**Set exercise**
Reproduce, character for character, the lines below from the first through the one with "import plotly.graph_objects as go". Leave pictures out.

━━━ Dataset entries

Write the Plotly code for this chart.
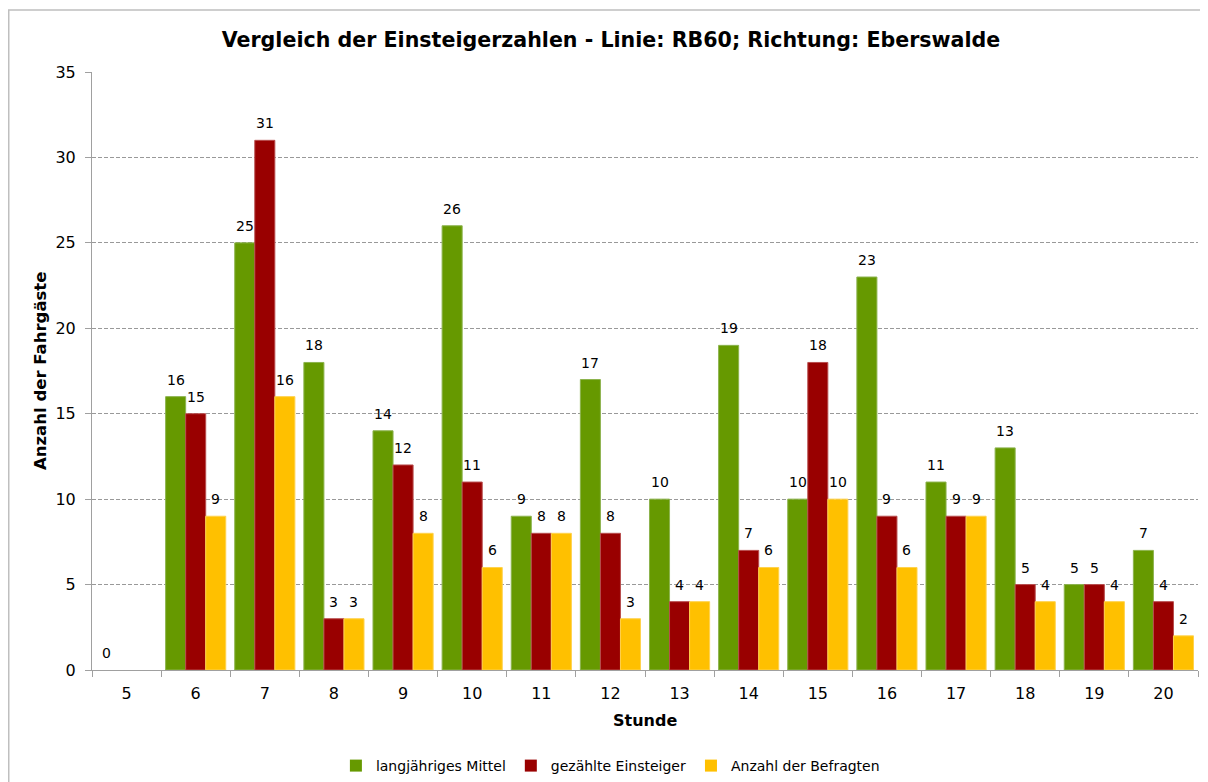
import plotly.graph_objects as go

stunden = ["5", "6", "7", "8", "9", "10", "11", "12", "13", "14", "15", "16", "17", "18", "19", "20"]
mittel = [0, 16, 25, 18, 14, 26, 9, 17, 10, 19, 10, 23, 11, 13, 5, 7]
gezaehlt = [None, 15, 31, 3, 12, 11, 8, 8, 4, 7, 18, 9, 9, 5, 5, 4]
befragt = [None, 9, 16, 3, 8, 6, 8, 3, 4, 6, 10, 6, 9, 4, 4, 2]
y_ticks = [0, 5, 10, 15, 20, 25, 30, 35]

FONT = "DejaVu Sans"

series = [
    ("langjähriges Mittel", mittel, "#669900", "#8cb34d"),
    ("gezählte Einsteiger", gezaehlt, "#990000", "#b84d4d"),
    ("Anzahl der Befragten", befragt, "#FFC000", "#ffd24d"),
]

W, H = 1200, 774
ML, MR, MT, MB = 84, 10, 64, 112
BARGAP = 0.13
plot_w = W - ML - MR
n_cat = len(stunden)
bar_px = plot_w / n_cat * (1 - BARGAP) / len(series)

fig = go.Figure()
annotations = []
for i, (name, vals, col, lcol) in enumerate(series):
    fig.add_trace(go.Bar(
        x=stunden, y=vals, name=name,
        marker=dict(color=col,
                    line=dict(color=lcol,
                              width=[(0 if (v in (None, 0)) else 1) for v in vals])),
    ))
    for j, v in enumerate(vals):
        if v is None:
            continue
        annotations.append(dict(
            x=j, y=v, xref="x", yref="y", text=str(v), showarrow=False,
            xanchor="center", yanchor="bottom", xshift=(i - 1) * bar_px, yshift=7,
            font=dict(family=FONT, size=14, color="#000000"),
        ))

annotations += [
    dict(text="<b>Stunde</b>", xref="paper", yref="paper", x=(645 - 92) / 1106,
         y=(670 - 720) / 598, xanchor="center", yanchor="middle", showarrow=False,
         font=dict(family=FONT, size=16, color="#000000")),
    dict(text="<b>Anzahl der Fahrgäste</b>", xref="paper", yref="paper",
         x=(40 - 92) / 1106, y=0.5, xanchor="center", yanchor="middle",
         textangle=-90, showarrow=False,
         font=dict(family=FONT, size=16.5, color="#000000")),
]

fig.update_layout(
    width=W, height=H,
    margin=dict(l=ML, r=MR, t=MT, b=MB, autoexpand=False),
    paper_bgcolor="white", plot_bgcolor="white",
    barmode="group", bargap=BARGAP, bargroupgap=0,
    font=dict(family=FONT, color="#000000"),
    title=dict(text="<b>Vergleich der Einsteigerzahlen - Linie: RB60; Richtung: Eberswalde</b>",
               x=603 / W, xref="container", xanchor="center",
               y=1 - 32 / H, yanchor="middle",
               font=dict(family=FONT, size=20.6, color="#000000")),
    showlegend=True,
    legend=dict(orientation="h", xref="container", yref="container",
                x=0.502, xanchor="center", y=1 - 758 / H, yanchor="middle",
                font=dict(family=FONT, size=14, color="#000000"),
                itemwidth=30, tracegroupgap=0),
    xaxis=dict(type="category", categoryorder="array", categoryarray=stunden,
               range=[-0.5, n_cat - 0.5],
               showline=True, linecolor="#a0a0a0", linewidth=1,
               ticks="outside", tickson="boundaries", ticklen=6, tickcolor="#a0a0a0",
               ticklabelstandoff=9,
               tickfont=dict(family=FONT, size=16, color="#000000"),
               showgrid=False, zeroline=False, automargin=False),
    yaxis=dict(range=[0, 35], tickvals=y_ticks, showline=True, linecolor="#a0a0a0", linewidth=1,
               ticks="outside", ticklen=6, tickcolor="#a0a0a0",
               ticklabelstandoff=6,
               tickfont=dict(family=FONT, size=16, color="#000000"),
               showgrid=True, gridcolor="#999999", griddash="4px,2px", gridwidth=1,
               zeroline=False, automargin=False),
    annotations=annotations,
    shapes=[dict(type="rect", xref="paper", yref="paper",
                 x0=(0.75 - ML) / plot_w, x1=1.05, y0=-0.3, y1=(662 - 2) / 598,
                 line=dict(color="#bfbfbf", width=1.5), fillcolor="rgba(0,0,0,0)", layer="below")],
)

fig.write_html("out.html")
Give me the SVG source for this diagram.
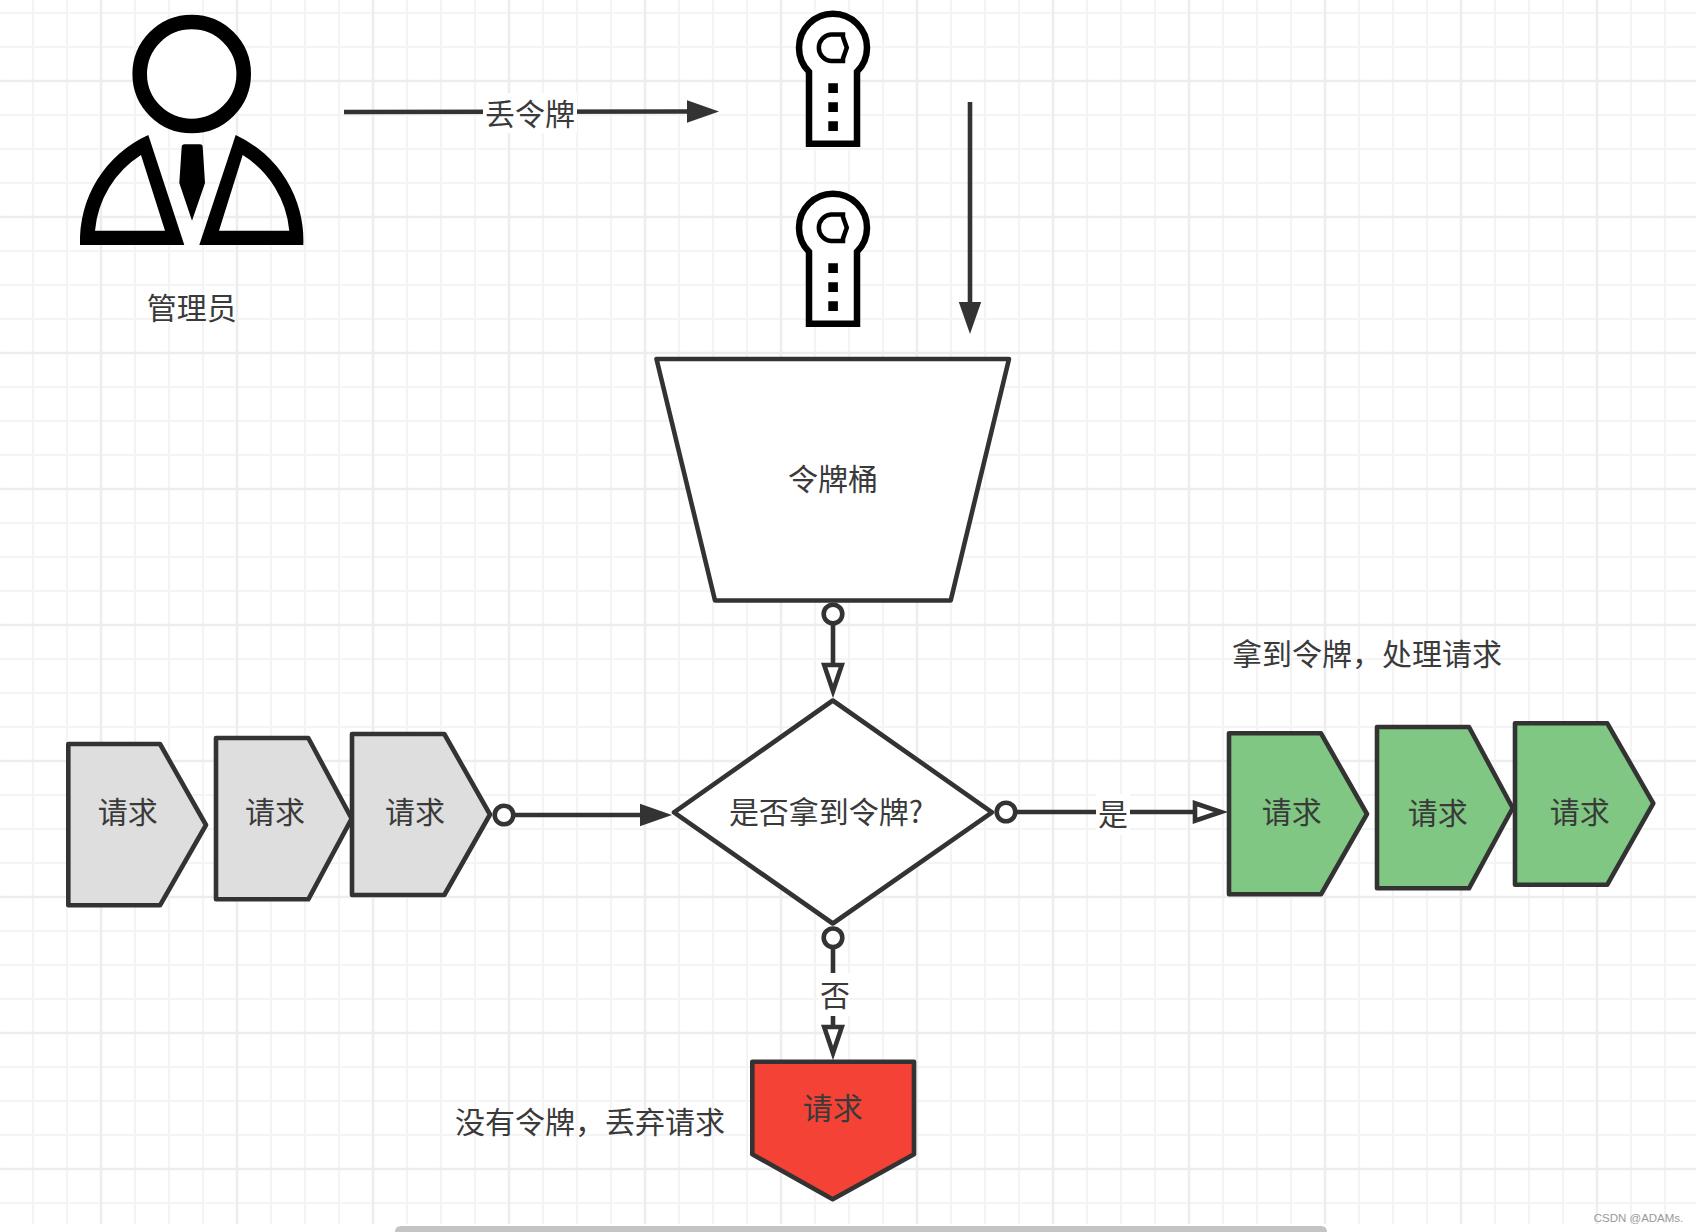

━━━━━━

**Response to this exercise**
Write the Plotly code for this chart.
import plotly.graph_objects as go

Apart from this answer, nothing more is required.